Peter Singer, recently appointed to a tenured chair at the Center for Human Values, begins his first semester of teaching at Princeton University in October, 1999. Princeton University is a prominent leader is shaping national policy on bio-ethics.
Singer is arguing for major policy changes: people with significant cognitive disabilities and infants with any known disability should be killed when there is a benefit to the non-disabled people around them to having them removed.
The first targets of Singer's proposed policy changes are people with cognitive disabilities, perhaps the most devalued members of our community. It is time for all of us to come together in strength to oppose any threat to any one of our brothers and sisters.
It's not about academic freedom, it's about hate speech.
According to Singer, to be ethical, we must treat all "persons" according to moral guidelines. But not all humans are "persons." Singer claims that in order to be "persons" and to deserve moral consideration, beings must be self-aware, and capable of perceiving themselves as individuals through time.
Singer claims that no newborn infants are "persons." He claims that some people with life-long cognitive disabilities never become "persons" at any time throughout their lives. And he claims that some people who acquire cognitive disabilities through injury, Alzheimer's Disease, or other means cease to be "persons."
Singer says that killing a "non-person," even if it is human, does not carry the same moral weight as killing a "person."
It may be all right, according to Singer, to kill infants. Because they are not "persons," they have no interest in staying alive, and it is only superstition that makes us think that killing them is intrinsically wrong.
Singer is quick to note that it is still wrong to kill most infants, for other reasons. The killing of an infant would, in most cases, make the parents unhappy. Second, in the cases where the parents do not want the infant, there are other couples and individuals who would like to adopt the child, so the child should be kept alive and put up for adoption.
But infants with known disabilities, and especially cognitive disabilities, he says, do not bring the same amount of happiness into the lives of their parents. Additionally, the very fact that someone is disabled means that he or she will have an unhappier life than other people. And therefore the reasons not to kill non-disabled infants do not apply to disabled infants.
Singer argues that it should be legal for parents to decide to have their disabled infants killed up to 28 days after birth. This way, he says, parents could have non-disabled replacements. In addition, the infants would provide a source of organs for transplantation to other infants who could grow up to be non-disabled.
It may be all right, according to Singer, to kill people whose doctors claim they are severely cognitively disabled. Although Singer doesn't give a list, we know that people to whom labels like "mentally retarded," "demented," "persistent vegetative state," and "severely brain-damaged" are applied are likely to have that judgment applied to them.
Singer claims that such people are not "persons," and therefore can not be said to have an interest in staying alive. Unless the benefit to the people who love these "non-persons" outweighs the emotional and financial burden to individuals and society of keeping them alive, they can safely and deliberately be killed.

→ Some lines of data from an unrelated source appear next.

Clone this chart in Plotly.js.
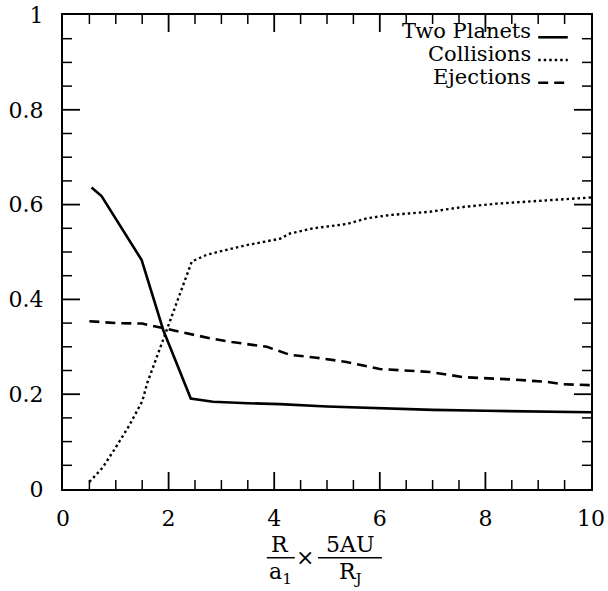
<!DOCTYPE html>
<html>
<head>
<meta charset="utf-8">
<script src="https://cdn.plot.ly/plotly-3.0.1.min.js"></script>
<style>
html,body{margin:0;padding:0;background:#fff;}
#chart{width:608px;height:591px;}
</style>
</head>
<body>
<div id="chart"></div>
<script>
// ---- data ----
const twoPlanetsX = [0.54, 0.73, 1.49, 1.9, 2.42, 2.84, 3.5, 4.11, 5, 6, 7, 8, 9, 10];
const twoPlanetsY = [0.636, 0.618, 0.483, 0.335, 0.191, 0.184, 0.181, 0.179, 0.174, 0.170, 0.167, 0.165, 0.163, 0.162];

const collisionsX = [0.5, 0.75, 1.0, 1.25, 1.5, 1.6, 2.44, 2.72, 3.0, 3.5, 4.11, 4.3, 4.74, 5.37, 5.75, 6.19, 6.95, 7.58, 8.21, 9.16, 10];
const collisionsY = [0.015, 0.045, 0.088, 0.133, 0.185, 0.225, 0.48, 0.494, 0.502, 0.515, 0.528, 0.539, 0.55, 0.559, 0.571, 0.578, 0.585, 0.595, 0.602, 0.609, 0.615];

const ejectionsX = [0.5, 1.0, 1.5, 1.9, 2.3, 2.78, 3.2, 3.86, 4.3, 4.8, 5.37, 5.75, 6.0, 6.95, 7.58, 8.53, 9.16, 9.48, 10];
const ejectionsY = [0.354, 0.350, 0.349, 0.339, 0.330, 0.318, 0.310, 0.300, 0.283, 0.277, 0.268, 0.258, 0.253, 0.247, 0.236, 0.231, 0.226, 0.221, 0.219];

const seriesNames = ["Two Planets", "Collisions", "Ejections"];

// tick positions
const xMajorTicks = [0, 2, 4, 6, 8, 10];
const yMajorTicks = [0, 0.2, 0.4, 0.6, 0.8, 1];
const xMinorStep = 0.5;
const yMinorStep = 0.05;

// ---- style ----
const FONT = "DejaVu Serif, Liberation Serif, serif";
const dashStyles = ["solid", "2.5px,3px", "10px,6px"];
const widths = [2.6, 2.4, 2.6];

const W = 608, H = 591;
const M = {l: 63, r: 17, t: 15, b: 102};
const plotW = W - M.l - M.r, plotH = H - M.t - M.b;
const MAJ = 17, MIN = 9;

const traces = [
  {x: twoPlanetsX, y: twoPlanetsY},
  {x: collisionsX, y: collisionsY},
  {x: ejectionsX, y: ejectionsY}
].map((d, i) => ({
  x: d.x, y: d.y, type: "scatter", mode: "lines", name: seriesNames[i],
  line: {color: "#000", width: widths[i], dash: dashStyles[i]},
  showlegend: false, hoverinfo: "skip"
}));

const xaxis = {
  range: [0, 10], tickmode: "array", tickvals: xMajorTicks, ticktext: xMajorTicks.map(String),
  showgrid: false, zeroline: false, showline: true, linecolor: "black", linewidth: 2,
  mirror: true, ticks: "", ticklabelstandoff: 9,
  tickfont: {family: FONT, size: 22, color: "black"}
};
const yaxis = {
  range: [0, 1], tickmode: "array", tickvals: yMajorTicks, ticktext: yMajorTicks.map(String),
  showgrid: false, zeroline: false, showline: true, linecolor: "black", linewidth: 2,
  mirror: true, ticks: "", ticklabelstandoff: 13,
  tickfont: {family: FONT, size: 22, color: "black"}
};

const shapes = [];
// axis ticks on all four sides, drawn inward
function xTick(v, len, w) {
  const f = len / plotH;
  shapes.push({type: "line", xref: "x", yref: "paper", x0: v, x1: v, y0: 0, y1: f, line: {color: "#000", width: w}, layer: "above"});
  shapes.push({type: "line", xref: "x", yref: "paper", x0: v, x1: v, y0: 1, y1: 1 - f, line: {color: "#000", width: w}, layer: "above"});
}
function yTick(v, len, w) {
  const f = len / plotW;
  shapes.push({type: "line", xref: "paper", yref: "y", x0: 0, x1: f, y0: v, y1: v, line: {color: "#000", width: w}, layer: "above"});
  shapes.push({type: "line", xref: "paper", yref: "y", x0: 1, x1: 1 - f, y0: v, y1: v, line: {color: "#000", width: w}, layer: "above"});
}
for (let k = 1; k * xMinorStep < 10; k++) {
  const v = k * xMinorStep;
  if (xMajorTicks.indexOf(v) >= 0) xTick(v, MAJ, 1.8); else xTick(v, MIN, 1.5);
}
for (let k = 1; k * yMinorStep < 0.999; k++) {
  const v = Math.round(k * yMinorStep * 100) / 100;
  if (yMajorTicks.indexOf(v) >= 0) yTick(v, MAJ, 1.8); else yTick(v, MIN, 1.5);
}

// legend drawn as text + sample lines (text left of the sample, as in the reference)
const legendTextY = [0.966, 0.918, 0.869];
const legendLineY = [0.953, 0.905, 0.857];
const annotations = [];
seriesNames.forEach((n, i) => {
  annotations.push({xref: "paper", yref: "paper", x: 0.89, y: legendTextY[i],
    xanchor: "right", yanchor: "middle", text: n, showarrow: false,
    font: {family: FONT, size: 21, color: "#000"}});
  shapes.push({type: "line", xref: "paper", yref: "paper",
    x0: 0.9, x1: 0.956, y0: legendLineY[i], y1: legendLineY[i],
    line: {color: "#000", width: widths[i], dash: dashStyles[i]}});
});

// x-axis title: (R / a1) x (5AU / RJ)
const tf = {family: FONT, size: 22, color: "#000"};
annotations.push(
  {xref: "paper", yref: "paper", x: 0.411, y: -0.118, text: "R", showarrow: false, font: tf, xanchor: "center", yanchor: "middle"},
  {xref: "paper", yref: "paper", x: 0.411, y: -0.178, text: "a<sub>1</sub>", showarrow: false, font: tf, xanchor: "center", yanchor: "middle"},
  {xref: "paper", yref: "paper", x: 0.458, y: -0.145, text: "×", showarrow: false, font: tf, xanchor: "center", yanchor: "middle"},
  {xref: "paper", yref: "paper", x: 0.544, y: -0.118, text: "5AU", showarrow: false, font: tf, xanchor: "center", yanchor: "middle"},
  {xref: "paper", yref: "paper", x: 0.544, y: -0.178, text: "R<sub>J</sub>", showarrow: false, font: tf, xanchor: "center", yanchor: "middle"}
);
shapes.push(
  {type: "line", xref: "paper", yref: "paper", x0: 0.386, x1: 0.439, y0: -0.145, y1: -0.145, line: {color: "#000", width: 1.5}},
  {type: "line", xref: "paper", yref: "paper", x0: 0.483, x1: 0.604, y0: -0.145, y1: -0.145, line: {color: "#000", width: 1.5}}
);

const layout = {
  width: W, height: H,
  margin: {l: M.l, r: M.r, t: M.t, b: M.b, pad: 0},
  paper_bgcolor: "#fff", plot_bgcolor: "#fff",
  xaxis: xaxis, yaxis: yaxis,
  annotations: annotations, shapes: shapes,
  showlegend: false
};

Plotly.newPlot("chart", traces, layout, {displayModeBar: false, staticPlot: true});
</script>
</body>
</html>
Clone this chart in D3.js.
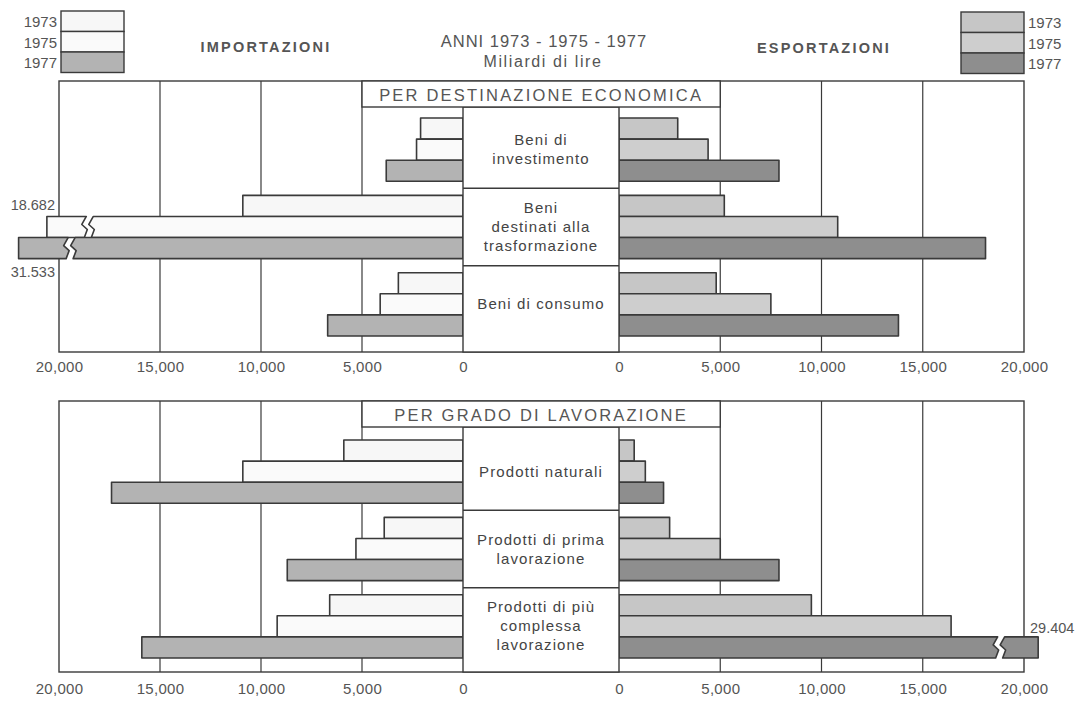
<!DOCTYPE html>
<html>
<head>
<meta charset="utf-8">
<script src="https://cdn.jsdelivr.net/npm/d3@7"></script>
<style>
  html, body { margin: 0; padding: 0; background: #fff; }
  svg { display: block; font-family: "Liberation Sans", Arial, Helvetica, sans-serif; }
</style>
</head>
<body>
<script>
// Italian foreign trade, billions of lire, by year.
const years = ["1973", "1975", "1977"];

// Upper panel: by economic destination
const categoriesTop = ["Beni di investimento", "Beni destinati alla trasformazione", "Beni di consumo"];
const labelLinesTop = [["Beni di", "investimento"], ["Beni", "destinati alla", "trasformazione"], ["Beni di consumo"]];
const importsTop1973 = [2100, 10900, 3200];
const importsTop1975 = [2300, 18682, 4100];
const importsTop1977 = [3800, 31533, 6700];
const exportsTop1973 = [2900, 5200, 4800];
const exportsTop1975 = [4400, 10800, 7500];
const exportsTop1977 = [7900, 18100, 13800];

// Lower panel: by processing stage
const categoriesBottom = ["Prodotti naturali", "Prodotti di prima lavorazione", "Prodotti di più complessa lavorazione"];
const labelLinesBottom = [["Prodotti naturali"], ["Prodotti di prima", "lavorazione"], ["Prodotti di più", "complessa", "lavorazione"]];
const importsBottom1973 = [5900, 3900, 6600];
const importsBottom1975 = [10900, 5300, 9200];
const importsBottom1977 = [17400, 8700, 15900];
const exportsBottom1973 = [750, 2500, 9500];
const exportsBottom1975 = [1300, 5000, 16400];
const exportsBottom1977 = [2200, 7900, 29404];

const tickValues = [0, 5000, 10000, 15000, 20000];
const tickLabels = ["0", "5,000", "10,000", "15,000", "20,000"];

// colours per year
const importColors = ["#f7f7f7", "#fafafa", "#b3b3b3"];
const exportColors = ["#c6c6c6", "#cecece", "#8e8e8e"];
const ink = "#3a3a3a";
const textInk = "#555";

const W = 1089, H = 701;
const svg = d3.select("body").append("svg").attr("width", W).attr("height", H);

const xImp = d3.scaleLinear().domain([0, 20000]).range([463, 59]);
const xExp = d3.scaleLinear().domain([0, 20000]).range([619, 1024]);

const itFmt = d3.formatLocale({ decimal: ",", thousands: ".", grouping: [3], currency: ["", ""] }).format(",d");

// bars longer than this are drawn with a break and labelled with their value
const breakThreshold = 18500;
const breakCutImp = [19000, 18400, 19300];
const breakTipImp = [21000, 20600, 22000];
const breakCutExp = [18600, 18600, 18600];
const breakTipExp = [20700, 20700, 20700];

const panels = [
  {
    title: "PER DESTINAZIONE ECONOMICA", top: 81, titleBottom: 107, bandTop: 118, bandBottom: 336, bottom: 352, axisY: 361,
    cats: categoriesTop, lines: labelLinesTop,
    imp: [importsTop1973, importsTop1975, importsTop1977],
    exp: [exportsTop1973, exportsTop1975, exportsTop1977]
  },
  {
    title: "PER GRADO DI LAVORAZIONE", top: 401, titleBottom: 427, bandTop: 440, bandBottom: 658, bottom: 672, axisY: 683,
    cats: categoriesBottom, lines: labelLinesBottom,
    imp: [importsBottom1973, importsBottom1975, importsBottom1977],
    exp: [exportsBottom1973, exportsBottom1975, exportsBottom1977]
  }
];

// zigzag edge offsets (fraction of height, x offset)
const zigOffsets = [[0, 2], [0.38, -2.5], [0.62, 3], [1, 0]];
function zig(c, y0, h) {
  return zigOffsets.map(([t, dx]) => [c + dx, y0 + t * h]);
}

panels.forEach(p => {
  const g = svg.append("g");

  const y = d3.scaleBand().domain(p.cats).range([p.bandTop, p.bandBottom]).paddingInner(0.182);
  const yYear = d3.scaleBand().domain(years).range([0, y.bandwidth()]);

  // outer frame
  g.append("rect")
    .attr("x", xImp(20000)).attr("y", p.top)
    .attr("width", xExp(20000) - xImp(20000)).attr("height", p.bottom - p.top)
    .attr("fill", "#fff").attr("stroke", ink).attr("stroke-width", 1.4);

  // vertical grid lines
  const inner = tickValues.filter(v => v > 0 && v < 20000);
  g.selectAll(".gl").data(inner).join("line")
    .attr("x1", d => xImp(d)).attr("x2", d => xImp(d))
    .attr("y1", p.top).attr("y2", p.bottom)
    .attr("stroke", ink).attr("stroke-width", 1.2);
  g.selectAll(".gr").data(inner).join("line")
    .attr("x1", d => xExp(d)).attr("x2", d => xExp(d))
    .attr("y1", p.top).attr("y2", p.bottom)
    .attr("stroke", ink).attr("stroke-width", 1.2);

  // bars
  const sides = [
    { key: "imp", scale: xImp, colors: importColors, cut: breakCutImp, tip: breakTipImp },
    { key: "exp", scale: xExp, colors: exportColors, cut: breakCutExp, tip: breakTipExp }
  ];
  sides.forEach(s => {
    years.forEach((yr, yi) => {
      const vals = p[s.key][yi];
      p.cats.forEach((cat, ci) => {
        const v = vals[ci];
        const y0 = y(cat) + yYear(yr);
        const h = yYear.bandwidth();
        const x0 = s.scale(0);
        const style = sel => sel.attr("fill", s.colors[yi]).attr("stroke", ink)
          .attr("stroke-width", 1.6).attr("stroke-linejoin", "round");
        if (v > breakThreshold) {
          const c = s.scale(s.cut[yi]);
          const dir = s.scale(1000) > s.scale(0) ? 1 : -1;
          const tip = s.scale(s.tip[yi]);
          const main = [[x0, y0], ...zig(c, y0, h), [x0, y0 + h]];
          const stub = [[tip, y0], ...zig(c + dir * 7, y0, h), [tip, y0 + h]];
          g.append("path").attr("d", d3.line()(main) + "Z").call(style);
          g.append("path").attr("d", d3.line()(stub) + "Z").call(style);
          // value label
          const lbl = g.append("text").text(itFmt(v))
            .attr("font-size", 14.5).attr("fill", textInk);
          if (s.key === "imp") {
            lbl.attr("text-anchor", "end").attr("x", 55)
              .attr("y", yi === 1 ? y0 - 6 : y0 + h + 18);
          } else {
            lbl.attr("text-anchor", "start").attr("x", 1030).attr("y", y0 - 4);
          }
        } else {
          const x1 = s.scale(v);
          g.append("rect")
            .attr("x", Math.min(x0, x1)).attr("y", y0)
            .attr("width", Math.abs(x1 - x0)).attr("height", h)
            .call(style);
        }
      });
    });
  });

  // central category column
  const cx0 = xImp(0), cx1 = xExp(0);
  g.append("rect")
    .attr("x", cx0).attr("y", p.titleBottom)
    .attr("width", cx1 - cx0).attr("height", p.bottom - p.titleBottom)
    .attr("fill", "#fff").attr("stroke", ink).attr("stroke-width", 1.4);
  const step = y.step();
  const gap = step - y.bandwidth();
  g.selectAll(".sep").data(p.cats.slice(1)).join("line")
    .attr("x1", cx0).attr("x2", cx1)
    .attr("y1", d => y(d) - gap / 2).attr("y2", d => y(d) - gap / 2)
    .attr("stroke", ink).attr("stroke-width", 1.4);

  p.cats.forEach((cat, ci) => {
    const lines = p.lines[ci];
    const mid = y(cat) + y.bandwidth() / 2;
    const lh = 19;
    const t = g.append("text").attr("text-anchor", "middle")
      .attr("font-size", 15).attr("letter-spacing", 1.1).attr("fill", "#444");
    lines.forEach((ln, li) => {
      t.append("tspan").attr("x", (cx0 + cx1) / 2)
        .attr("y", mid + 5 + (li - (lines.length - 1) / 2) * lh)
        .text(ln);
    });
  });

  // panel title box
  g.append("rect")
    .attr("x", xImp(5000)).attr("y", p.top)
    .attr("width", xExp(5000) - xImp(5000)).attr("height", p.titleBottom - p.top)
    .attr("fill", "#fff").attr("stroke", ink).attr("stroke-width", 1.4);
  g.append("text").attr("x", (xImp(5000) + xExp(5000)) / 2).attr("y", p.titleBottom - 6)
    .attr("text-anchor", "middle").attr("font-size", 16.5).attr("letter-spacing", 2.2)
    .attr("fill", textInk).text(p.title);

  // axes
  [xImp, xExp].forEach(sc => {
    const ax = d3.axisBottom(sc).tickValues(tickValues).tickSize(0).tickPadding(0)
      .tickFormat((d, i) => tickLabels[i]);
    const a = g.append("g").attr("transform", `translate(0,${p.axisY})`).call(ax);
    a.select(".domain").remove();
    a.selectAll("text").attr("font-size", 15).attr("fill", textInk)
      .attr("font-family", "'Liberation Sans', Arial, sans-serif").attr("letter-spacing", 0.3);
  });
});

// headings
svg.append("text").attr("x", 266).attr("y", 52).attr("text-anchor", "middle")
  .attr("font-size", 14.5).attr("font-weight", "bold").attr("letter-spacing", 2.2)
  .attr("fill", textInk).text("IMPORTAZIONI");
svg.append("text").attr("x", 824).attr("y", 53).attr("text-anchor", "middle")
  .attr("font-size", 14.5).attr("font-weight", "bold").attr("letter-spacing", 2.2)
  .attr("fill", textInk).text("ESPORTAZIONI");
svg.append("text").attr("x", 544).attr("y", 47).attr("text-anchor", "middle")
  .attr("font-size", 16.5).attr("letter-spacing", 1).attr("fill", textInk)
  .text("ANNI  1973 - 1975 - 1977");
svg.append("text").attr("x", 543).attr("y", 67).attr("text-anchor", "middle")
  .attr("font-size", 16).attr("letter-spacing", 1.6).attr("fill", textInk)
  .text("Miliardi di lire");

// legends
function legend(x, top, colors, labelX, anchor) {
  const lg = svg.append("g");
  const rowH = 20.5;
  years.forEach((yr, i) => {
    lg.append("rect").attr("x", x).attr("y", top + i * rowH)
      .attr("width", 63).attr("height", rowH)
      .attr("fill", colors[i]).attr("stroke", ink).attr("stroke-width", 1.4);
    lg.append("text").attr("x", labelX).attr("y", top + i * rowH + 16)
      .attr("text-anchor", anchor).attr("font-size", 15).attr("fill", textInk).text(yr);
  });
}
legend(61, 11, importColors, 57, "end");
legend(961, 12, exportColors, 1028, "start");
</script>
</body>
</html>
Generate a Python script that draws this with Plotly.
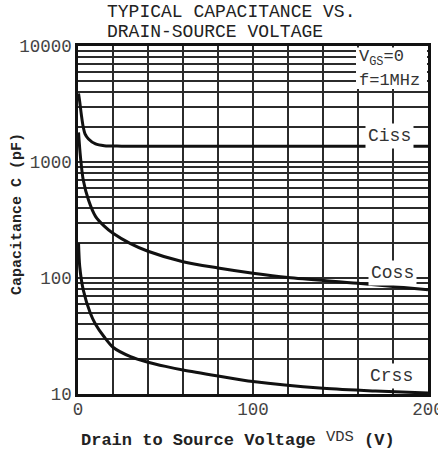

The euthanasia of people whose minds are judged inadequate would be a way to save money. It would be a way to allow families to "move on." And it would provide a source of organs for transplantation to people whose minds have been judged acceptable. According to Singer, very often people with cognitive disabilities should be killed.
In building his case, Singer makes many assertions that he does not support, because they can not be supported.
Singer writes as if impairment itself guarantees that people with disabilities will have fewer opportunities in life. He ignores the fact that many of the barriers people with disabilities face every day are created and sustained by the very society he claims should be allowed to kill them.
He leads readers to believe that if some medical professionals judge the lives of people with disabilities as not worth living, that is indicative of how people with disabilities judge their own lives. In fact, study after study has shown that medical "experts" routinely underestimate the quality of life reported by people with disabilities.
But Singer does not include people with disabilities in the discussion of the quality of their lives. He assumes that non-disabled academics and professionals are better qualified to discuss what it is like to have a disability than disabled people themselves.
Singer suggests that decisions about who is a "person" can be made objectively and with little doubt, by doctors. In fact, doctors routinely underestimate the capacity of people who are judged to be mentally disabled.
In short, a lot of Singer's "logic" is smoke and mirrors. It has no more basis in fact than the eugenic models of racial superiority and inferiority that were widely held and respected in the first decades of this century.
Singer is not simply arguing academic theories. He is urging that policy decisions be made on the basis of his ideas. His demands for "academic freedom" are merely attempts to keep the affected people out of the discussion.
If Singer's approach were to be put into law, as he wants, a new class of non-citizens would be created. A group of people with disabilities would be forced to prove that they were "persons" before even being granted the most basic right, the right not to be killed at society's convenience.
When people assume mental capacity, they tend to find mental capacity. When people assume mental incapacity, they tend to find mental incapacity. To demand that people assumed to be incapable pass a higher test than those assumed to be capable merely to stay alive is simply unjust.
Singer claims to be speaking for the vast majority of non-disabled people. He claims he is only saying what everyone else thinks. We in the disability community call for a clear statement on the part of people without disabilities that we are entitled to the equal protection of the law.